Voice/Vision Holocaust Survivor Oral History Archive

Joseph Birnholtz - July 28, 1982

Camp Guards

Do you remember his name?

His name I don't remember, but I remember another little name, his name was Stiglitz. This man I remember I took him once my, my brother--he was a foreman, my brother--he took him in because my brother hide out a boy, which uh, he had the typhus and he knew if he tell had the typhus they would take him to the cemetery, it would kill him. So my brother was hiding him out in the barracks where they slept five hundred on one, on one bed with straw--no, no mattresses or nothing like. It was five hundred with one stove in the middle of the barrack where everybody would hang up the rags from the feet--it's called like the socks--we didn't have any socks--to dry out for the next day for work. So you can imagine that smell, and the bugs and the cold and everything. So my brother was hiding out this boy, was hiding out this boy and uh, and in the barracks, and the German, Stiglitz, found out that he hid him. So he took him to the back and he gave my brother twenty-five beatings on his back with a stick. And uh, this Stiglitz, if he saw a man walking, if he saw a man walking he would say--and he was walking with a big German shepherd dog. He said, "Mensch, dem Hund." The dog he would call person and that person would be a dog.
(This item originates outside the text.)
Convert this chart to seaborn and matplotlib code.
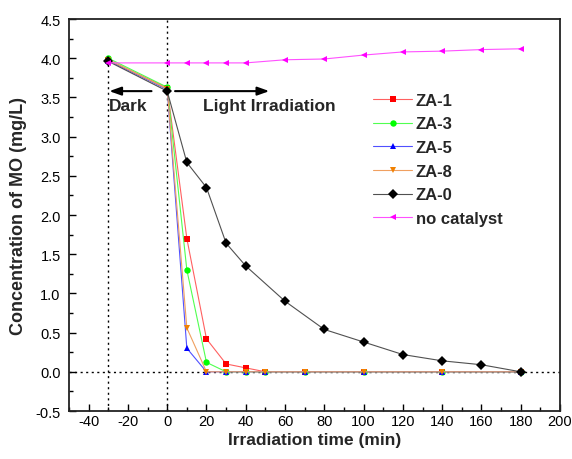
import numpy as np
import pandas as pd
import seaborn as sns
import matplotlib
matplotlib.use("Agg")
import matplotlib.pyplot as plt
from matplotlib.ticker import MultipleLocator

# ---------------- data ----------------
t_short = [-30, 0, 10, 20, 30, 40, 50, 70, 100, 140, 180]
t_long = [-30, 0, 10, 20, 30, 40, 60, 80, 100, 120, 140, 160, 180]

za1 = [3.98, 3.62, 1.70, 0.42, 0.10, 0.05, 0.0, 0.0, 0.0, 0.0, 0.0]
za3 = [4.00, 3.63, 1.30, 0.12, 0.0, 0.0, 0.0, 0.0, 0.0, 0.0, 0.0]
za5 = [3.97, 3.60, 0.30, 0.0, 0.0, 0.0, 0.0, 0.0, 0.0, 0.0, 0.0]
za8 = [3.98, 3.61, 0.56, 0.0, 0.0, 0.0, 0.0, 0.0, 0.0, 0.0, 0.0]
za0 = [3.96, 3.58, 2.67, 2.35, 1.64, 1.35, 0.90, 0.54, 0.38, 0.22, 0.14, 0.09, 0.0]
no_cat = [3.94, 3.94, 3.94, 3.94, 3.94, 3.94, 3.98, 3.99, 4.04, 4.08, 4.09, 4.11, 4.12]

series_names = ["ZA-1", "ZA-3", "ZA-5", "ZA-8", "ZA-0", "no catalyst"]
series_times = [t_short, t_short, t_short, t_short, t_long, t_long]
series_vals = [za1, za3, za5, za8, za0, no_cat]

colors = {"ZA-1": "#FF0000", "ZA-3": "#00FF00", "ZA-5": "#0000FF",
          "ZA-8": "#F08000", "ZA-0": "#000000", "no catalyst": "#FF00FF"}
line_colors = {"ZA-1": "#FF6060", "ZA-3": "#50FF50", "ZA-5": "#5050FF",
               "ZA-8": "#F0A060", "ZA-0": "#505050", "no catalyst": "#FF50FF"}
markers = {"ZA-1": "s", "ZA-3": "o", "ZA-5": "^",
           "ZA-8": "v", "ZA-0": "D", "no catalyst": "<"}

rows = []
for name, ts, vs in zip(series_names, series_times, series_vals):
    for t, v in zip(ts, vs):
        rows.append({"time": t, "conc": v, "sample": name})
df = pd.DataFrame(rows)

# ---------------- style ----------------
sns.set_style("ticks")
plt.rcParams["font.family"] = ["Liberation Sans", "DejaVu Sans"]
plt.rcParams["axes.unicode_minus"] = False

fig = plt.figure(figsize=(5.72, 4.60), dpi=100)
ax = fig.add_axes([69 / 572, 1 - 412 / 460, (560 - 69) / 572, (412 - 20) / 460])

sns.lineplot(data=df, x="time", y="conc", hue="sample", style="sample",
             hue_order=series_names, style_order=series_names,
             palette=colors, markers=markers, dashes=False, sort=False,
             errorbar=None, linewidth=0.8, markersize=4.6,
             markeredgewidth=0, ax=ax)

# lighter connecting lines, saturated markers (as in the reference)
for line in ax.get_lines():
    lab = line.get_label()
    if lab in line_colors:
        line.set_markerfacecolor(colors[lab])
        line.set_color(line_colors[lab])
for line, name in zip(ax.get_lines()[:len(series_names)], series_names):
    line.set_markerfacecolor(colors[name])
    line.set_color(line_colors[name])

# reference dotted lines
ax.axhline(0, color="k", ls=(0, (1.5, 2.5)), lw=1.0, zorder=0)
ax.axvline(0, color="k", ls=(0, (1.5, 2.5)), lw=1.0, zorder=0)
ax.plot([-30, -30], [-0.5, 3.97], color="k", ls=(0, (1.5, 2.5)), lw=1.0, zorder=0)

# arrows and annotations
ax.annotate("", xy=(-29.5, 3.58), xytext=(-8, 3.58),
            arrowprops=dict(arrowstyle="-|>,head_length=0.7,head_width=0.25",
                            color="k", lw=1.5, shrinkA=0, shrinkB=0))
ax.annotate("", xy=(52, 3.58), xytext=(4, 3.58),
            arrowprops=dict(arrowstyle="-|>,head_length=0.7,head_width=0.25",
                            color="k", lw=1.5, shrinkA=0, shrinkB=0))
ax.text(-29.5, 3.40, "Dark", fontsize=12.5, fontweight="bold",
        ha="left", va="center")
ax.text(18, 3.40, "Light Irradiation", fontsize=12.5, fontweight="bold",
        ha="left", va="center")

# axes
ax.set_xlim(-50, 200)
ax.set_ylim(-0.5, 4.5)
ax.xaxis.set_minor_locator(MultipleLocator(10))
ax.yaxis.set_minor_locator(MultipleLocator(0.25))
ax.set_xticks(np.arange(-40, 201, 20))
ax.set_yticks(np.arange(-0.5, 4.51, 0.5))
ax.set_yticklabels([f"{v:.1f}" for v in np.arange(-0.5, 4.51, 0.5)])
ax.tick_params(which="both", direction="in", top=False, right=False, colors="k")
ax.tick_params(which="major", length=5, width=1.0, labelsize=10.5)
ax.tick_params(which="minor", length=3, width=1.0)
ax.tick_params(axis="x", which="major", pad=2)
ax.tick_params(axis="y", which="major", pad=6)
for sp in ax.spines.values():
    sp.set_visible(True)
    sp.set_linewidth(1.3)
    sp.set_color("#222222")

ax.set_xlabel("Irradiation time (min)", fontsize=12.5, fontweight="bold",
              labelpad=3)
ax.set_ylabel("Concentration of MO (mg/L)", fontsize=13, fontweight="bold",
              labelpad=6)

# legend
handles, labels = ax.get_legend_handles_labels()
pairs = [(h, l) for h, l in zip(handles, labels) if l in series_names]
for h, l in pairs:
    h.set_color(line_colors[l])
    h.set_markerfacecolor(colors[l])
    h.set_markeredgewidth(0)
leg = ax.legend([p[0] for p in pairs], [p[1] for p in pairs],
                loc="upper left", bbox_to_anchor=(0.603, 0.833),
                frameon=False, borderpad=0, labelspacing=0.52,
                handlelength=2.3, handletextpad=0.25, numpoints=1,
                prop={"weight": "bold", "size": 12})

fig.savefig("out.png", dpi=100)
He would say to him--if he didn't like the way you bowed to me, the way you said hello, he would say "Mensch, ??? Hund." That means, "Dog eat up that man."

Would the dog attack the man?

He would. He would tear out a piece of meat--just a terrible person, terrible.

Could the man, could the man fight back or...

No, the man couldn't do nothing. You couldn't--if you just raised your hand or anything. You had no chance, they had the gun. They would just shoot you in a second.

Uh, can you describe any of the uh, uh guards? This man, for example, who wouldn't hit Jews with his hand...

Yeah.

...was he a big man, was he small?

He was medium, medium built. He was limping. He must have been in the war or something. But that other guy that I told you was hitting every day, he tied down all the police, with the hands in the back--he tied them all up and pushed them up on top of the truck.

Tied which police?

He took--they all came in from the ghetto--when they liquidated the ghetto they took in all the Jewish police. They put them into concentration camps. The policemen thought that they're going to live, you know, that they liked them. In the mean time they took all those--all the police and they tied their hands in the back and they pushed them up on truck. They couldn't even go up on steps, they just pushed them. They took them straight out to the cemetery at night. They invaded the whole, you know, and then they killed them all out--they took them out straight to the cemetery.

How did you know what uh, was done?

Well, it was always--we know because there were always making actions at night. They pulled us out all at night or they would draw people at night when we didn't know what's doing with yourself, that's when they were doing.

Did anybody ever see this happen?

Well, I tell you, I see my, my brother alone was a policeman, the one who was a foreman. You see, he was very educated; he was an officer in the Polish army, he's a professional doctor. In Israel he had a printing shop.

Was it Chaim?

No, Menachem. He's alive. He was an officer in the Polish army, he was a doctor and that's how he was saved from the Germans. He was pretending he was going with the German sick after the war and that's how he got out from there, see.

But uh, uh did any--when the Jews were taken out to be killed, did anybody--did any Jews see the, like, the Jewish policemen killed and then come back...

Well, I'm sure some of them saw it, I'm sure some of them saw.

Did anybody come back to report to the people who were still in your camp? How did, how did you know...

Well...

...that they took them to the cemetery? Just what--whether they were shot or...

Even the German alone was raving about himself, what he was doing, you see. And like I said, my brother worked for him, you know, he was a foreman and he liked him, my brother, and uh, I guess he told him or whatever. And a lot of people saw it or maybe uh, there were some policemen that were left alive--they were hiding out or maybe something. Some of them saw it, or whatever. I didn't see it.